À décima etapa, no dia seguinte a uma escalada tremendamente desgastante em alta montanha, uma fuga conseguiu vingar. Sérgio Paulinho e Vasil Kiryienka, rivais na Radioshack e Caisse d'Epargne, disputaram o sprint final, renhido e emotivo, que o ciclista português venceu. Foi, para além de um resultado honroso para o corredor e para o ciclismo português, a única vitória da equipa norte-americana numa etapa do Tour de France 2010. Em Paris, de novo Sérgio Paulinho esteve no pódio, devido à vitória, por equipas, da Radioshack - individualmente, sem que isso tenha grande relevo devido às funções a que está entregue, Paulinho terminou em quadragésimo sexto, a cerca de uma hora e vinte e cinco minutos do primeiro lugar. Rui Costa, discreto e tranquilo, procurou entrar numa fuga, sempre sem sucesso, passando despercebido no seu segundo Tour. Terminou em septuagésimo terceiro, com um atraso de duas horas e doze.

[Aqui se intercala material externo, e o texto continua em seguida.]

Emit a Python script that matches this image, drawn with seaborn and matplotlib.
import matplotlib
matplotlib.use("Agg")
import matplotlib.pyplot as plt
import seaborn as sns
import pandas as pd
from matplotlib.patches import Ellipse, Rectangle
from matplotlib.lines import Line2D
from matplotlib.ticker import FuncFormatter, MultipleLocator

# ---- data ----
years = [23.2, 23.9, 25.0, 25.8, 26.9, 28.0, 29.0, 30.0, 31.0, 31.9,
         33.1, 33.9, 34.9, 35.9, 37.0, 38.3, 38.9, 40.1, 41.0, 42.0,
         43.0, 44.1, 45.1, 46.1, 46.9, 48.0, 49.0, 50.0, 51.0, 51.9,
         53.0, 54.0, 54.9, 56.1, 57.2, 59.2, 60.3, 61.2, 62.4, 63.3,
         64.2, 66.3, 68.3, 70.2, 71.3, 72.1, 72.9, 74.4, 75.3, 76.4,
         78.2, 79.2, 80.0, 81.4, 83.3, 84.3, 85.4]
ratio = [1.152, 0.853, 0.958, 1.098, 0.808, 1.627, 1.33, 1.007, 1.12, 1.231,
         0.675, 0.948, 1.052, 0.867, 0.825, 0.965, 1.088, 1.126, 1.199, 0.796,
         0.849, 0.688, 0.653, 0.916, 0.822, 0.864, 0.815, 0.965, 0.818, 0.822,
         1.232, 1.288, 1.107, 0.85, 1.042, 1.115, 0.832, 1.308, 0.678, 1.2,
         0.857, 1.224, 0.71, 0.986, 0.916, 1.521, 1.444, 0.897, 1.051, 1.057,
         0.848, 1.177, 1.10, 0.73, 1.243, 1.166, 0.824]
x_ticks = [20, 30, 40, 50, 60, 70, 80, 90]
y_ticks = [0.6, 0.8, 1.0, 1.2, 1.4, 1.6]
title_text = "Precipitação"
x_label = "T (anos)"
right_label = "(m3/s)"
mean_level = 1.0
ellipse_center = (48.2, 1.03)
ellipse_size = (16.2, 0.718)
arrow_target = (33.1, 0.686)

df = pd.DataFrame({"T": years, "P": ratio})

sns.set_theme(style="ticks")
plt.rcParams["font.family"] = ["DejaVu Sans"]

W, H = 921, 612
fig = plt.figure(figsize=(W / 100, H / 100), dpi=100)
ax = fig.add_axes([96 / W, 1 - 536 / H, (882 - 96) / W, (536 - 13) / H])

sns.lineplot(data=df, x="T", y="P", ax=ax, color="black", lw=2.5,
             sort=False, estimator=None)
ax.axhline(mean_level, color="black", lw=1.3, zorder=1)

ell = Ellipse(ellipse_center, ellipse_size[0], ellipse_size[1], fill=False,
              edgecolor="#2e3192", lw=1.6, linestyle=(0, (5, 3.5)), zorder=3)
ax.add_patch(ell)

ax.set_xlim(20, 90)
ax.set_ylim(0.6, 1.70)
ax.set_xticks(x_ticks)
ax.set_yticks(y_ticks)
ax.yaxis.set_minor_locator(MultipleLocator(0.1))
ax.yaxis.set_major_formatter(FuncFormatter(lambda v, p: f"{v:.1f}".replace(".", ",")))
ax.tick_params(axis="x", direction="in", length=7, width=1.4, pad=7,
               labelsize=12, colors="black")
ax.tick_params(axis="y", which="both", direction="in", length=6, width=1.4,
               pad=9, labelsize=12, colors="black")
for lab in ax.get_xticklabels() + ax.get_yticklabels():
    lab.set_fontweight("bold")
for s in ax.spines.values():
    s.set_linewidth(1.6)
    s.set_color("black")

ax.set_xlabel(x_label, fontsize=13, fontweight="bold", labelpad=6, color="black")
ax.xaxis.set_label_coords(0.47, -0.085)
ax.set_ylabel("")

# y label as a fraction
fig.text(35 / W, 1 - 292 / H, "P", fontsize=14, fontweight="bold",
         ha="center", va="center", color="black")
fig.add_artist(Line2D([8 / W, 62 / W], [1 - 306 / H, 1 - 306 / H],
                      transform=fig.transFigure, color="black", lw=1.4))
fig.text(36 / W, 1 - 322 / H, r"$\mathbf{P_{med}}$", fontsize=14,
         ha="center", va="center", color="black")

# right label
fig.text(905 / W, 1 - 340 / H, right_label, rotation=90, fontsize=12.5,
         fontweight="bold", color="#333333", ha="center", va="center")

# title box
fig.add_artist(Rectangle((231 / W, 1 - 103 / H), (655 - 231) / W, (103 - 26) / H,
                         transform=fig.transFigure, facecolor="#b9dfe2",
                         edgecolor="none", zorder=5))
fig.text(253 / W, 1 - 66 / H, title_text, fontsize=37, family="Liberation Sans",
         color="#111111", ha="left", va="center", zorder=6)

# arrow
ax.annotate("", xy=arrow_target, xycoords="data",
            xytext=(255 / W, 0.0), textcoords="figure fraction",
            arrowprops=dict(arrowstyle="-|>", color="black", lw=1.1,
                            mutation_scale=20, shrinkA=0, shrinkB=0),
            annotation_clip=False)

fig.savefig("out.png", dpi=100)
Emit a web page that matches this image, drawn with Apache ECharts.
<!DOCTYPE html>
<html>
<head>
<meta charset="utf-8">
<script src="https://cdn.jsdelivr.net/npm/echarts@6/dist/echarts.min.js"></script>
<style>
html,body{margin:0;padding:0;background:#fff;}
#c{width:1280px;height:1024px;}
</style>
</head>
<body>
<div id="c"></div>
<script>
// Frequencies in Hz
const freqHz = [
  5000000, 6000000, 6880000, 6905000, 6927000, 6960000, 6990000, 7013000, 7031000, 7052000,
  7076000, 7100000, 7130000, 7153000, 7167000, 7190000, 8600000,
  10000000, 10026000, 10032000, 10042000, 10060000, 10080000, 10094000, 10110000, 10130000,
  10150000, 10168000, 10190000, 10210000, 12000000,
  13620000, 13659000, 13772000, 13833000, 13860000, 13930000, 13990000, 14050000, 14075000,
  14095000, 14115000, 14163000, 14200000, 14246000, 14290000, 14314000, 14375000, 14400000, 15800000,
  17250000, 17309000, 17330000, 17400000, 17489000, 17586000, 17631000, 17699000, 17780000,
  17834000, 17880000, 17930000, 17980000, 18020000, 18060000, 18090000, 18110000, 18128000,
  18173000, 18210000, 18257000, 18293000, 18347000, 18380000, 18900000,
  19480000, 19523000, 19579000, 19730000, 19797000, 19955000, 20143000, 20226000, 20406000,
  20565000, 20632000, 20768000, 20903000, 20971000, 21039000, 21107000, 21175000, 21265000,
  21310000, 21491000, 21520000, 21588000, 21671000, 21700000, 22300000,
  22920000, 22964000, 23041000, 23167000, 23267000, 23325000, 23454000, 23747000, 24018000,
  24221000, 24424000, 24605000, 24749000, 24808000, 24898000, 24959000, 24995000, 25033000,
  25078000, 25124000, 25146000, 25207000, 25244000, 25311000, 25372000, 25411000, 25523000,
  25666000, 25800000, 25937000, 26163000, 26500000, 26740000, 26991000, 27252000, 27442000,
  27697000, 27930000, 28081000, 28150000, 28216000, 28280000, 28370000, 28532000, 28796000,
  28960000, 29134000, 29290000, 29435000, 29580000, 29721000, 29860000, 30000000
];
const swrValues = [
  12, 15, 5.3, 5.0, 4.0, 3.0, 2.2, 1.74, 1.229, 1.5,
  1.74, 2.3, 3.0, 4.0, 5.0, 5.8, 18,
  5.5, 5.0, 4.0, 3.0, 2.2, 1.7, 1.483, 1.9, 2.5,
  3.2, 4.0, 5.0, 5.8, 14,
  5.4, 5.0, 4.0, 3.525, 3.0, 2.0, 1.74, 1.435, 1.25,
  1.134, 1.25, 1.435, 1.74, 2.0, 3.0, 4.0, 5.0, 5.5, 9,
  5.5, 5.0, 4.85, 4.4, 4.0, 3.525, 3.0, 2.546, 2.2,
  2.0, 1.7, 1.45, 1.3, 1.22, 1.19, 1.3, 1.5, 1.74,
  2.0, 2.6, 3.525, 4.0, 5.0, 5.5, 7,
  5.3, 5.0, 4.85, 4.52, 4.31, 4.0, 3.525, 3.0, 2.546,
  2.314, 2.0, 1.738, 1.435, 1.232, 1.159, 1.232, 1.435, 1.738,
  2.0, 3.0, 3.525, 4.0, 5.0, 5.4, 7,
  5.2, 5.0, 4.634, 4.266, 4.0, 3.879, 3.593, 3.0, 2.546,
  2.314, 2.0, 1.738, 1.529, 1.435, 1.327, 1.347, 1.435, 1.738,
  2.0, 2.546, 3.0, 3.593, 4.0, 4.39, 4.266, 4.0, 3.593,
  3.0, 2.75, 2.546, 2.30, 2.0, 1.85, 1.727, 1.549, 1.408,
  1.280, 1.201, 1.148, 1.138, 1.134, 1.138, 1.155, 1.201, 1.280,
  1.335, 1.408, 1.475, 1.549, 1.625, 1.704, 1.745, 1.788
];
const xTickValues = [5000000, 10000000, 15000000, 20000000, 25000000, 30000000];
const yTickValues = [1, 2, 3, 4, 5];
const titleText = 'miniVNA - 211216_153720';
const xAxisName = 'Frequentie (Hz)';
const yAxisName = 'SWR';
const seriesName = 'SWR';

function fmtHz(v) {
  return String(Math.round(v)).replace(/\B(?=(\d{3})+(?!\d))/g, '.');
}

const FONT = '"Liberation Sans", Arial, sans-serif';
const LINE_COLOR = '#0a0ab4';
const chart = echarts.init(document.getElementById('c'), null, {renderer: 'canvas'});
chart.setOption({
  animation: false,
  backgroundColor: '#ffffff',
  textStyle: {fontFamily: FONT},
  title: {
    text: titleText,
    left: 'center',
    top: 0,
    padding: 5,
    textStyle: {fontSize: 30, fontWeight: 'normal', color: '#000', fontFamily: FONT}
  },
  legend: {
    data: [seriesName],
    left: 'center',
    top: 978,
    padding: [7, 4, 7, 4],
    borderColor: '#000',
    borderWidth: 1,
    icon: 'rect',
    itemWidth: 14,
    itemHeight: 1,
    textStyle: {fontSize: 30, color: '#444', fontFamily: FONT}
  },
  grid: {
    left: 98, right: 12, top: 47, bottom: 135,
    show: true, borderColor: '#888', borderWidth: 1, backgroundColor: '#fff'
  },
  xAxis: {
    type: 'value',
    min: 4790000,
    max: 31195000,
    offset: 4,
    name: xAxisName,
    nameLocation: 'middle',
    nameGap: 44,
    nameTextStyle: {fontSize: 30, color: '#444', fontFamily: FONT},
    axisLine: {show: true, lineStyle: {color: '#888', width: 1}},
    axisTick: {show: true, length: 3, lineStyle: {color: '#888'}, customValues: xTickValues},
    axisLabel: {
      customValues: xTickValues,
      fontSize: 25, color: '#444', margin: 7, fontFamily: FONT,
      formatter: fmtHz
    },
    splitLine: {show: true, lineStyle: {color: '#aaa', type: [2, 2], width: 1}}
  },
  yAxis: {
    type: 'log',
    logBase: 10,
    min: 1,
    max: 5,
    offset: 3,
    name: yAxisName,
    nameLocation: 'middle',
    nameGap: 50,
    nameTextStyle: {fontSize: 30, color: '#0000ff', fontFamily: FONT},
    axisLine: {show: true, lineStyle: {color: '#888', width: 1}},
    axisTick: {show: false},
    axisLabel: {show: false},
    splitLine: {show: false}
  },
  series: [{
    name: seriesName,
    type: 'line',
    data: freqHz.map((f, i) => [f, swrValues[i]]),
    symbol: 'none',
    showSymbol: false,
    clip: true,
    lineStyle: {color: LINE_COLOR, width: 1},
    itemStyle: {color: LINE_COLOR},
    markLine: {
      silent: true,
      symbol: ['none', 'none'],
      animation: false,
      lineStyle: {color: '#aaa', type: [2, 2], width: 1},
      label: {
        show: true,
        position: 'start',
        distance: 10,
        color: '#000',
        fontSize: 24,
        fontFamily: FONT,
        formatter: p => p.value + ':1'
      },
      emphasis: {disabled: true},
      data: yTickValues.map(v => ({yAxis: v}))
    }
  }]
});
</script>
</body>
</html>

EVANS DESTROÇADO, VAN DEN BROECK EM ASCENSÃO


Cadel Evans partiu para esta temporada com velhas ambições mas uma nova postura. Mais ousado, mais atacante, mais confiante em si. Deixou de ser o ciclista pragmático e expectante de antes. Com essa alteração, agora inserido numa nova equipa, a BMC, embora ainda sem possuir um conjunto realmente forte para o levar ao topo, o ciclista australiano sagrou-se campeão mundial e chegou ao Tour com legítimas ambições a um lugar no topo - mesmo sabendo que teria em Alberto Contador e Andy Schleck dois rivais terríveis. Cadel Evans conseguiu estar bem na primeira etapa nos Alpes, chegando à camisola amarela, na vitória de Schleck, mas quebrou no dia seguinte. Cortou a meta destroçado, impotente e incapaz de resistir às investidas dos concorrentes - acabou o Tour em vigésimo sexto, com cinquenta minutos de atraso. Ivan Basso, líder da Liquigas, denotou o cansaço provocado e também desiludiu. Como Leipheimer e Klöden.

Jurgen Van den Broeck, substituto de Evans na chefia da Omega-Lotto, foi uma das belas surpresas desta edição do Tour. O ciclista belga conseguiu o quinto lugar, mostrando-se forte nas montanhas e poderá ser um nome a ter em conta nos próximos anos. O mesmo se poderá aplicar a Robert Gesink (Rabobank) e a Roman Kreuziger (Liquigas), dois jovens que se exibiram em excelente nível, demonstrando capacidade para, nas próximas edições, se fixarem nos primeiros postos - foram, respectivamente, sexto e nono da classificação geral. Nos dez primeiros, sem que fosse expectável, há ainda os nomes do canadiano Ryder Hesjedal (Garmin), do espanhol Joaquín Rodríguez (Katusha) e do norte-americano Chris Horner (Radioshack: o único no quadro de honra). Samuel Sánchez, líder da Euskautel-Euskadi, conseguiu um belíssimo quarto lugar - perdendo, no final, o último lugar do pódio para Denis Menchov (Rabobank).